Hi Carl, so the issue is dask does not operate on polygons. Ultimately the polygons must be converted to a integer mask which has the same dimensions as the raster. As far as I can tell rioxarray/geocube keeps this polygon mask in memory, so that is where all the memory issues come from. I cannot find a way to easily write the mask to disk, where it could be read in chunks with rioxarray.
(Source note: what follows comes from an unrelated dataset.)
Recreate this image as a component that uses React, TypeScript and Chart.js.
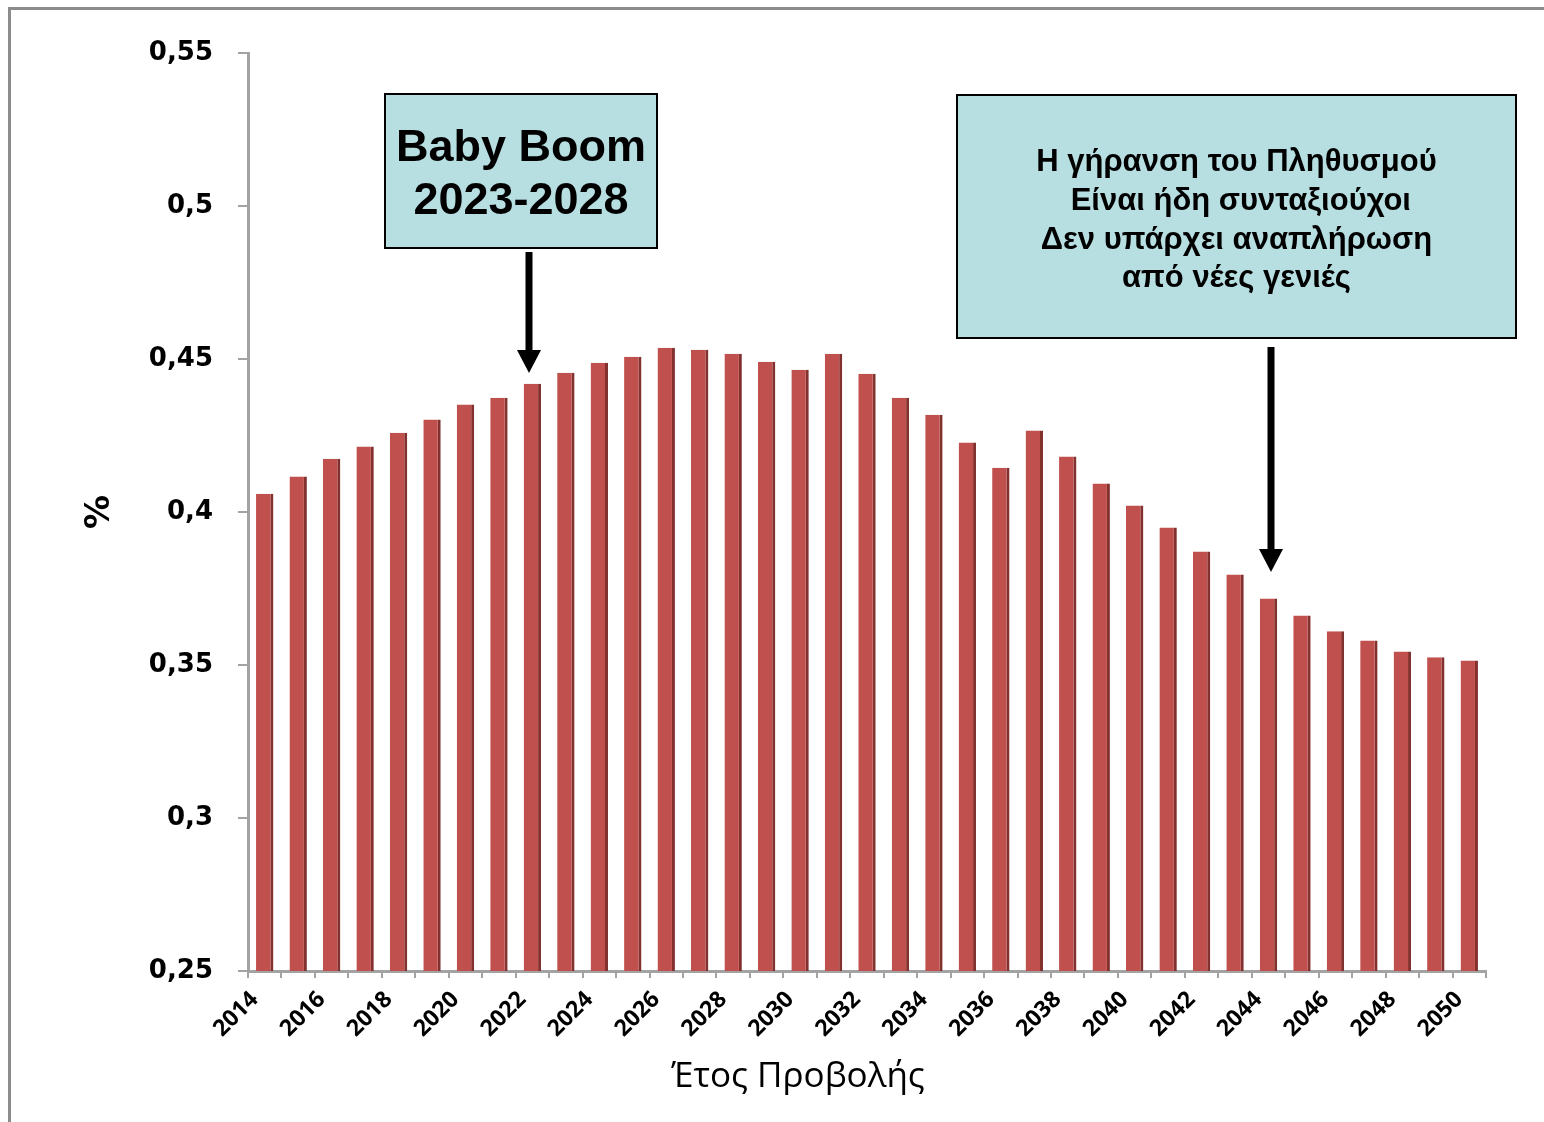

I made some progress by using a clip by bounds instead of clip by mask in the 1st step. But I still run into memory issues on my little laptop.

import numpy as np
import geopandas as gpd
import xarray
import rioxarray
from geocube.api.core import make_geocube
import rasterio

tif_file = './hfp_2021_100m_v1-2_cog.tif'
pad_file = './pad-mobi.parquet'

band_name = "human_impact"


with rasterio.open(tif_file) as src:
    raster_profile = src.profile

pad = gpd.read_parquet(pad_file)

pad = pad.to_crs(raster_profile['crs'])

# Some small adjacent polygons to test with
#pad_subset_ids = [98293, 98308, 98290]
#pad = pad.query("row_n in @pad_subset_ids")


raster = (
    rioxarray
    .open_rasterio(tif_file, chunks=True)
    #.rio.clip(pad.geometry.values, pad.crs, from_disk=True, drop=True)
    .rio.clip_box(*pad.total_bounds)
    .rename('human_impact')
)

out_grid = make_geocube(
    vector_data=pad,
    measurements=['row_n'],
    like=raster, # ensure the data are on the same grid
)

grouped_raster = xarray.merge([out_grid, raster])

zonal_stats = (
    grouped_raster
    .drop_vars("spatial_ref")
    .groupby(out_grid.row_n)
    .mean()
    .to_dataframe()
    .reset_index()
    .merge(pad, how='right', on='row_n')
    )

Alternatively if you just want to get the zonal stats and move on, the rasterstats package works well and is pretty memory safe. Here’s a joblib wrapper for it to run in parallel. This does not use dask/xarray at all and ran for me in 30 min.

import rasterio
from rasterstats import zonal_stats
import geopandas as gpd
import pandas as pd

from joblib import Parallel, delayed

tif_file = './hfp_2021_100m_v1-2_cog.tif'
pad_file = './pad-mobi.parquet'

with rasterio.open(tif_file) as src:
    raster_profile = src.profile

pad = gpd.read_parquet(pad_file).to_crs(raster_profile['crs'])

def get_stats(geom_info):
    stats = zonal_stats(    
        geom_info.geometry,
        tif_file,
        stats = ['mean'],
        )
    stats[0]['row_n'] = geom_info.row_n
    return stats[0]

jobs = []
for r in pad.itertuples():
    jobs.append(
        delayed(get_stats)(r)
        )

output = Parallel(n_jobs=5, verbose=10)(jobs)

pad_zonal_stats = (
    pd.DataFrame(output)
    .rename(columns={'mean':'human_impact'})
    .merge(pad, how='right', on = 'row_n')
    )
1 Like

It seems like a massive gap in the Python geospatial ecosystem that we don’t have a good analog for this very common workflow that can scale beyond RAM.

1 Like

Maybe this could help?
https://pangeo-xesmf.readthedocs.io/en/latest/notebooks/Spatial_Averaging.html

Hi!
We actually faced this issue in the openEO implementation of the aggregate_spatial (I can’t attach more than 2 links, I format it as code): https://processes.openeo.org/#aggregate_spatial) process, which performs zonal statistics.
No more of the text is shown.